Being bought and not sold is the difference between selling out of desperation and turning down an offer because you aren’t ready to sell at that point in time.

With our acquirer, we had been working with them for 2 years, and we have had several successful implementations. We were able to prove to them that their value proposition to their customers was very complementary to our value proposition.

Of course, AE (as well as any other company) could try to build what we’ve created, but they knew we could do it better and faster. Moreover, the two companies combined were greater than the sum of the parts. And just like in the movie Inception, you plant that seed in their head and let the idea take root. That’s part of that multi-year sales cycle I mentioned earlier.

You want to become friends with your potential acquirers early on. Even if they aren’t interested at first. Keep them warm, keep them interested and updated.
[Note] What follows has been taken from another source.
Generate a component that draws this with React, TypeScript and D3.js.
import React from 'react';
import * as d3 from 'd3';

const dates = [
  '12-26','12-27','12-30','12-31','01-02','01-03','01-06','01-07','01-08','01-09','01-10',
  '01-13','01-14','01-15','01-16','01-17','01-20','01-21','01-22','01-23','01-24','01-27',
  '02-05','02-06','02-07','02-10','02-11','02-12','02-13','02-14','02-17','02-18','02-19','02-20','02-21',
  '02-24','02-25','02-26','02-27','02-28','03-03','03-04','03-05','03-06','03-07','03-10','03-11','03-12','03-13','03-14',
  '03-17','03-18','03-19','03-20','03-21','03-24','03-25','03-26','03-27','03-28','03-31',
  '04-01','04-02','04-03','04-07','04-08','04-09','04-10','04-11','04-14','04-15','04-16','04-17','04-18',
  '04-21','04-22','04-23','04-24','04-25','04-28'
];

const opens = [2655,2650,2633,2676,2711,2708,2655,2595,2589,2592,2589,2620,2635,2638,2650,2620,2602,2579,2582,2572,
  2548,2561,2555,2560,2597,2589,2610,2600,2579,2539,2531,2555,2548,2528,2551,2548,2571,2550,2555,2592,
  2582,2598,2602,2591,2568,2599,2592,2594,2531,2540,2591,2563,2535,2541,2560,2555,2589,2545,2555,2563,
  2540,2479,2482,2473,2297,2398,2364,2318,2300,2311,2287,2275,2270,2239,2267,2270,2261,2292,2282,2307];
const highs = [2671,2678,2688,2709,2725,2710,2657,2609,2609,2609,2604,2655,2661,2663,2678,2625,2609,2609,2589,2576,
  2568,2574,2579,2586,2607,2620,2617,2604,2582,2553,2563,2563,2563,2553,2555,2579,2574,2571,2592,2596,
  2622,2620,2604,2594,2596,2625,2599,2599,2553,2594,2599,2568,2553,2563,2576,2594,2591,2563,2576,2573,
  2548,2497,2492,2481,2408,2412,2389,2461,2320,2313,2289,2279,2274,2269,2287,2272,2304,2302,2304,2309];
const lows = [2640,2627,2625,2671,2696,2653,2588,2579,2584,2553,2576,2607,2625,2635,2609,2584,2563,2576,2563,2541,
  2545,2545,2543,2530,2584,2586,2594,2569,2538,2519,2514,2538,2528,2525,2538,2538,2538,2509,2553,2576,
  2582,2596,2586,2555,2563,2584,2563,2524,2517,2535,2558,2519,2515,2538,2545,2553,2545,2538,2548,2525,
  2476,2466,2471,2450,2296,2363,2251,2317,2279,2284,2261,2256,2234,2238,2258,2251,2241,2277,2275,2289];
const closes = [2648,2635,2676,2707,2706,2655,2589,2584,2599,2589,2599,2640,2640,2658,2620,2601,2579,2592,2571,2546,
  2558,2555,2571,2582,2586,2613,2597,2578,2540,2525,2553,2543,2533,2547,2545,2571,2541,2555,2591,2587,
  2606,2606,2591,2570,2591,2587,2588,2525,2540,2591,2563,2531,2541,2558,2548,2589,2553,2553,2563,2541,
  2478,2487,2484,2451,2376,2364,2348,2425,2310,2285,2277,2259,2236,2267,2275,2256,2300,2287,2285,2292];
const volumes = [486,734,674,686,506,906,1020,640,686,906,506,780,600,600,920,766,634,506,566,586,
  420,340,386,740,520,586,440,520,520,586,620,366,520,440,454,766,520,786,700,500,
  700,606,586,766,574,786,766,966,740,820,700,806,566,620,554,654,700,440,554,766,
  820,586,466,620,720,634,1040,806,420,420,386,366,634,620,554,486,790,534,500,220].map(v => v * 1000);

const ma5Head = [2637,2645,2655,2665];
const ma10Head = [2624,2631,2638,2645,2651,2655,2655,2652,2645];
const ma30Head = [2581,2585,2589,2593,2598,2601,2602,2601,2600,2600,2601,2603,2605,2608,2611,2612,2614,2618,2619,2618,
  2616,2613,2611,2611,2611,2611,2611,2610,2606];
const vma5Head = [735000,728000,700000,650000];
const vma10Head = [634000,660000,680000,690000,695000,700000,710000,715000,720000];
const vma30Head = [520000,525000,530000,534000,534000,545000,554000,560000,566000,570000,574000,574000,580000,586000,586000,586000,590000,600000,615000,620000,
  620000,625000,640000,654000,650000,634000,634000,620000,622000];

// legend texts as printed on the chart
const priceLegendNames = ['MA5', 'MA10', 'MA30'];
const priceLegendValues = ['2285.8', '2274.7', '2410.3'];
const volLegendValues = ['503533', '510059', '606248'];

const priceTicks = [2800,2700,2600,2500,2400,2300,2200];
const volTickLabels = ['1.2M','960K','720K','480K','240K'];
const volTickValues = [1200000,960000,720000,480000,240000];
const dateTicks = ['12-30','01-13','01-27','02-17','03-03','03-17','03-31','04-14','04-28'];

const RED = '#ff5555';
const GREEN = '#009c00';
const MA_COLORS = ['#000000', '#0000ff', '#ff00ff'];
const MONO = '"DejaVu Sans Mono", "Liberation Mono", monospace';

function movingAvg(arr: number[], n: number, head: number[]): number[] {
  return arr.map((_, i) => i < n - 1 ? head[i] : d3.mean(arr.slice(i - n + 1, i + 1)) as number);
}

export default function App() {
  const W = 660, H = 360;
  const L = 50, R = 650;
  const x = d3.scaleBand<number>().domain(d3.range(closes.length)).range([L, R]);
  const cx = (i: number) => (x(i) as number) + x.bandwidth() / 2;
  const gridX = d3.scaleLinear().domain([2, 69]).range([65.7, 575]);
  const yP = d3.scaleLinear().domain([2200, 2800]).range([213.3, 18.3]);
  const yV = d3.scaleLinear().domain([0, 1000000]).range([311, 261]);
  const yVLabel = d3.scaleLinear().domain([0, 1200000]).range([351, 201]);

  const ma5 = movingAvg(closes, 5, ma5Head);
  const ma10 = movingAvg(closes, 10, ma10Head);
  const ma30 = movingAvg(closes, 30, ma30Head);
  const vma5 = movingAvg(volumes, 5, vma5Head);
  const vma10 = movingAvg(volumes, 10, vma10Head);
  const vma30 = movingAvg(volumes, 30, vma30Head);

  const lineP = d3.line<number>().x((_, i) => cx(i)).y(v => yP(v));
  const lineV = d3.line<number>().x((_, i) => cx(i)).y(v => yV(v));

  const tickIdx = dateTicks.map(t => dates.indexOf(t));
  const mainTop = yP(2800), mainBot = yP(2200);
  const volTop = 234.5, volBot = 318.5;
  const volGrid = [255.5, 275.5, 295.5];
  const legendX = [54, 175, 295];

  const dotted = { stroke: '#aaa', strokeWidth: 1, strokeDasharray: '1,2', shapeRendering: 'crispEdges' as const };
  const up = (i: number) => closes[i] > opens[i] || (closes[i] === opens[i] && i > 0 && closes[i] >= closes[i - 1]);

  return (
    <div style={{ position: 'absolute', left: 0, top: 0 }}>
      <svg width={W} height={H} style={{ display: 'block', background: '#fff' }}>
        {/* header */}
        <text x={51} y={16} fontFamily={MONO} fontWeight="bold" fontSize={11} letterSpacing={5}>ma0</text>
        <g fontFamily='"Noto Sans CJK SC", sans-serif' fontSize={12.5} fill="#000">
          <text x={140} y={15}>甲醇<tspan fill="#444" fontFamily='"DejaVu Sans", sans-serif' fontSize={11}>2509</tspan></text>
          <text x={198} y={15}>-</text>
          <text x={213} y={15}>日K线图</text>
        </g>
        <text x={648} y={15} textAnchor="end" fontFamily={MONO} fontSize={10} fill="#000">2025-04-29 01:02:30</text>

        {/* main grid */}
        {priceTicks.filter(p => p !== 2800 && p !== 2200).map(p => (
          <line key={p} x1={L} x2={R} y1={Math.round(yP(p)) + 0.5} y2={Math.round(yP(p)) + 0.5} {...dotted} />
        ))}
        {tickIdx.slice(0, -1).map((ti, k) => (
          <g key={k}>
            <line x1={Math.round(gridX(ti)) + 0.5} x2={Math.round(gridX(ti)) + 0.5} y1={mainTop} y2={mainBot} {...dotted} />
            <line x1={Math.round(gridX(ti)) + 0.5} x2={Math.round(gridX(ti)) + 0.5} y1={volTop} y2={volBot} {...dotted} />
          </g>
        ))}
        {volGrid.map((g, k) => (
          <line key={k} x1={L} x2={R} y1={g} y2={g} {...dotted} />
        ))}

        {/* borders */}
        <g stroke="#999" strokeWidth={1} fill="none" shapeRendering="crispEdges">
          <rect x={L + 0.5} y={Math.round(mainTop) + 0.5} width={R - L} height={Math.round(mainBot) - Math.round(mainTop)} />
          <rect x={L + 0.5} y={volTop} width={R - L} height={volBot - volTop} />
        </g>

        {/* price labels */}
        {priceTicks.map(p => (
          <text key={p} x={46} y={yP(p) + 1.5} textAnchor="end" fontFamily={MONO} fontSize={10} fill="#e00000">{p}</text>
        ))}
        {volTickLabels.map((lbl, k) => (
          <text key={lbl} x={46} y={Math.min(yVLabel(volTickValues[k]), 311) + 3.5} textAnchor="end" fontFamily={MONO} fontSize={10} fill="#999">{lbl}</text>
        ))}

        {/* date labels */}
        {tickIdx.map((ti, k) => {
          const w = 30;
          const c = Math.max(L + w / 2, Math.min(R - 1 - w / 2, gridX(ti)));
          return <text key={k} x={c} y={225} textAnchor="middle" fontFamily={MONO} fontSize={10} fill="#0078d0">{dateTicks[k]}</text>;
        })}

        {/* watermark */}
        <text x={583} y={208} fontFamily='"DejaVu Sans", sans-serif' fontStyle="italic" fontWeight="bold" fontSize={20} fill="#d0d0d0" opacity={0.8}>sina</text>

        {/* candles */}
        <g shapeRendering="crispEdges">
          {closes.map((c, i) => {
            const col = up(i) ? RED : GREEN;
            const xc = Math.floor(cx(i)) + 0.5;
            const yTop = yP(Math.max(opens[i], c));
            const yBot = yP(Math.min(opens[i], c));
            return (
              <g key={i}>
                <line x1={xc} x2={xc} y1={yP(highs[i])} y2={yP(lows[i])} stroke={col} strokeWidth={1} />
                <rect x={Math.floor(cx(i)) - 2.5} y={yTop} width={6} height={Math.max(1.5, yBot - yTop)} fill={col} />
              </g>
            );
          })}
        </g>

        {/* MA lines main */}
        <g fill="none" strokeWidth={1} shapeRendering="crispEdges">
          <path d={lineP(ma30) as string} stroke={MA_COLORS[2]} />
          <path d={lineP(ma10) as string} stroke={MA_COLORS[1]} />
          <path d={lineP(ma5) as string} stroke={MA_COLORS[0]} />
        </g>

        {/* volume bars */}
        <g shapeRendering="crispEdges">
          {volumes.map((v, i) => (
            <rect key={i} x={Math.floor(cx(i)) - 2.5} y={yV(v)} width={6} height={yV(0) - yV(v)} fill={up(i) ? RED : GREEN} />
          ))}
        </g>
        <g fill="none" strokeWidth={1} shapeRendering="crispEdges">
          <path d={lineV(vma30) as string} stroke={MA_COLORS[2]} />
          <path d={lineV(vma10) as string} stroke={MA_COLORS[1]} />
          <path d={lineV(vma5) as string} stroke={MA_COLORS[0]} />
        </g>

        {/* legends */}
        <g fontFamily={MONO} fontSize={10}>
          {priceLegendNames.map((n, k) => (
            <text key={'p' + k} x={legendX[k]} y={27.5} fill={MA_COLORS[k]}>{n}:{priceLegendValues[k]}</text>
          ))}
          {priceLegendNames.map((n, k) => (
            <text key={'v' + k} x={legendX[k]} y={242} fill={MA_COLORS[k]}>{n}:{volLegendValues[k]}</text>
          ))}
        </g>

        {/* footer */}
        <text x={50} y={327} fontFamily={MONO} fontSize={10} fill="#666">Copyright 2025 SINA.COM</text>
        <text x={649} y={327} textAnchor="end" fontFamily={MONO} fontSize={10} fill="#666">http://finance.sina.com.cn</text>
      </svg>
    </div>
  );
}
Because a couple of years down the line, they may be talking to their board, and a problem will be brought up that your company can solve. Even if you aren’t a B2B business, you should understand who your potential acquirers are, and keep them up to date.

If you try to sell your business in less than a year, you have probably not given yourself enough time (and it likely becomes a fire sale). From the day you start a serious conversation about acquisition, to the day that sale happens, it’s almost never less than 4-5 months.

Almost always, the acquirer expects the key members of the team to stay on for at least a couple of years after. When you add it all up, you need to think: are you willing to put 5-7 years in to build and sell the business, and then stay on with your acquirer for another 2-3 years?

After LoungeBuddy’s acquisition, Tyler stayed at the company as the Vice President of Global Premium Products and Benefits for American Express. Today, Tyler remains an integral part of the Founders Network community. He hosts intimate dinners at his office, lists his product on our directory of deals, and will be giving a fireside chat about his acquisition at our Annual Fall Conference, fnSummit.